Questi pensionati troveranno alcune integrazioni sugli importi a partire dai cedolini INPS di gennaio. In realtà, nessuna sorpresa: di cosa si tratta
Nel corso dell’estate, l’intenso lavoro dell’INPS ha vissuto pochissime soste. All’inizio dell’anno si è assistito ad una lunga maratona di controlli sui titolari di pensioni, assegni sociali e indennità, che hanno spesso rallentato o bloccato talune erogazioni. Gli scaglioni delle verifiche sono andati via via migliorando nella loro azione, incidendo sempre meno nelle attività correnti degli uffici pagatori. Anzi, la stagione estiva è stata l’opportunità (si fa per dire) per attuare attesissime misure di sostegno.
L’oggetto sono innanzitutto le pensioni. In particolare le pensioni minime: nelle tornate di agosto e settembre sono stati finalmente applicati gli indici di aumento previsti dalla Legge di Bilancio 2023; sono gli indici di adeguamento ISTAT, proporzionati in base all’inflazione e ai prezzi di consumo. Il doppio indice, nella fattispecie, ha permesso di incassare anche gli arretrati (da gennaio, appunto): un rialzo dell’1,5% per i pensionati minimi fino a 75 anni; per gli over 75, l’incremento è balzato al 6,4%.
Per chi ha dunque più di 75 anni e percepisce una pensione minima, il cedolino mensile si è attestato a poco meno di 600 euro. Per i prossimi mesi, bisogna dirlo, nessun altro appuntamento di aumenti è previsto da un punto di vista previdenziale, a meno che non si considerino le varie turnazioni necessarie per completare gli accrediti degli arretrati, oltre ai conguagli legati alle revisioni su ISEE familiari e su fattori anagrafici.
Come accennato, tale processo è derivato nel contesto della rivalutazione ISTAT degli importi, prevista per legge, ma che dallo scorso anno è frutto di un delicato sistema di pagamenti, regolato su un’inflazione che ha viaggiato per mesi su due cifre percentuali. Ciò riguarda tutte le prestazioni INPS, eccetto l’Ape sociale. Per questo motivo, dal prossimo gennaio 2024, si avrà l’altra novità (che non è una novità): gli aumenti derivanti dall’adeguamento 2024.

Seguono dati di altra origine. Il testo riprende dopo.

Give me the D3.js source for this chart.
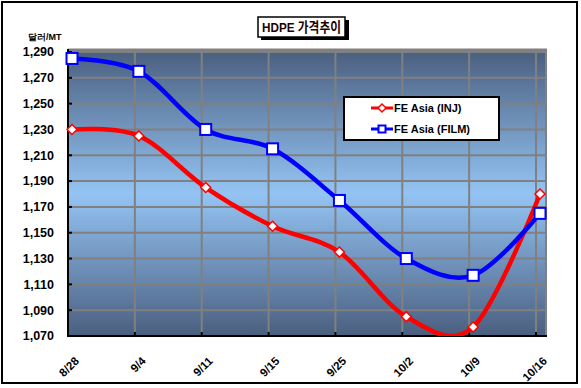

Le integrazioni vengono pagate in base alle aliquote reddituali. L’indice di inflazione, nel 2023, è stato del 7,3%, riscosso dai percettori in base a tali tabelle previdenziali: 100% per le pensioni fino a 4 volte il trattamento minimo INPS; 85%, per pensioni fino a 5 volte il trattamento minimo; 53%, per trattamenti oltre 5 e fino 6 volte il minimo; 47%, per pensioni fino a 8 volte il trattamento minimo; 37%, per pensioni fino a 10 volte il trattamento minimo; 32%, per pensioni oltre 10 volte il trattamento minimo. Il tasso previsto per il 2024 oscillerebbe tra 5,5% e il 6%; ciò significa che i ratei mensili verrebbero così aumentati: 53 euro di aumento per 1.000 euro; 80 euro circa per 1.500 euro; 106 euro per 2.000 euro; 128 euro per 2.500 euro; 142 euro per 3.000 euro.